The songs, all beautifully voiced and making frequent use of odd time signatures and intricate, syncopated rhythms, are all complex works of art that are still accessible to the point of being extremely humble, which, in my opinion, is one of the primary elements of a great song. And I would be remiss in my duties if I didn’t take a moment to talk about Parker as a composer. All but one of the songs on this collection was written by him (the exception being Struve’s "Euro Ring"), and they are all excellent. As I’ve said in many past reviews, all too often great players produce sub par albums due to their insistence on writing all the material themselves, seemingly unaware of the fact that skills as composers are quite inferior to their skills as players. Thankfully, Parker doesn’t fall into that group. Not only is he one of the top trombone players on the scene today, he’s one of my favorite composers. He has a way with melody and harmony that is both elegant and unique. Listening to his songs, you are instantly aware that a lot of time and energy was spent to perfect them and yet they all contain an organic essence that is missing in a lot of modern jazz today.

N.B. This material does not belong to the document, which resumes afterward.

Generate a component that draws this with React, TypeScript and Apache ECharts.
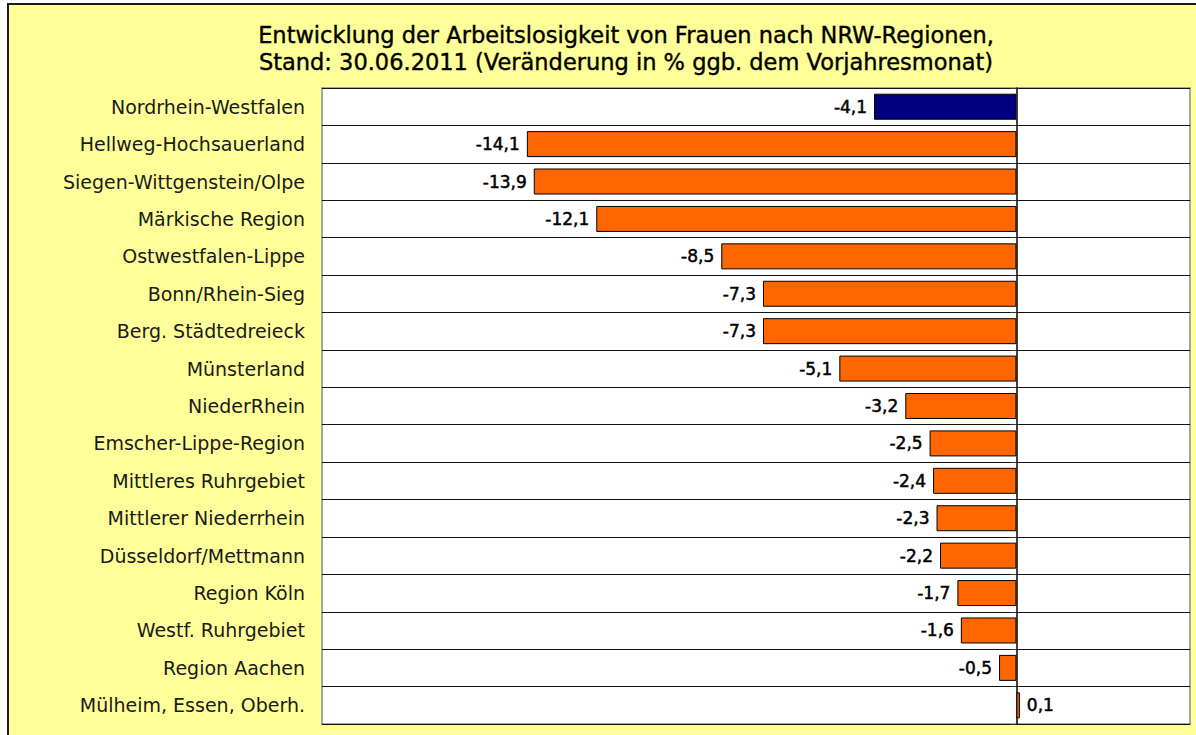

Of course, without a great band, all this great writing would be for naught, and needless to say, the band is simply superb. It’s been said that you can often judge a jazz musician by the company they keep, and these guys all come with impressive resumes: Pianist Barsh is a member of the renowned Avishai Cohen Trio and has played with Branford Marsalis, Boys II Men and Bobby McFerrin, among others. Saxophonist Perez was the only U.S. representative selected to perform in the final elimination round of The International Saxophone competition where he won 2nd place out of hundreds of applicants from more than 20 countries. He has had stints with Jon Faddis, Randy Brecker and Claire Fischer. Bassist Fallow is from the Jeremy Pelt Quartet and the TK Blue Quintet. Drummer Struve has been a member of the Parker Collective since 2001. He has a masters degree from Purchase College and is a much sought after teacher and player in the New York area, having recently performed with Wycliffe Gordon, Mark Rapp and Walter Blanding. Parker himself was awarded the 2005 ASCAP Young Jazz Composer Award (incredibly, he’s only 28) and has played with a ton of heavy cats, from Charlie Persip to Frank Lacy, in addition to hosting the popular Sunday Night jam session at Rose Live Music.

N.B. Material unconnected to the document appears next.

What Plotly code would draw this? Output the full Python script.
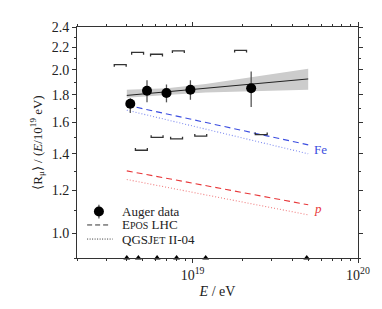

Special mention must be given to the two guest artists - saxophonist Jaleel Shaw and trumpeter Maurice Brown. Brown’s 2006 debut release Hip To Bop is, in my opinion, one of the top 5 jazz albums of the year and I recently saw Shaw perform a concert with Roy Haynes in which he completely stole the show. What they both bring to this recording is incalculable and a testament to Parker’s ability to bring together not just great players, but the right great players. Finding Space is a remarkable album by a group of overachievers that make the magic of great music seem all too easy.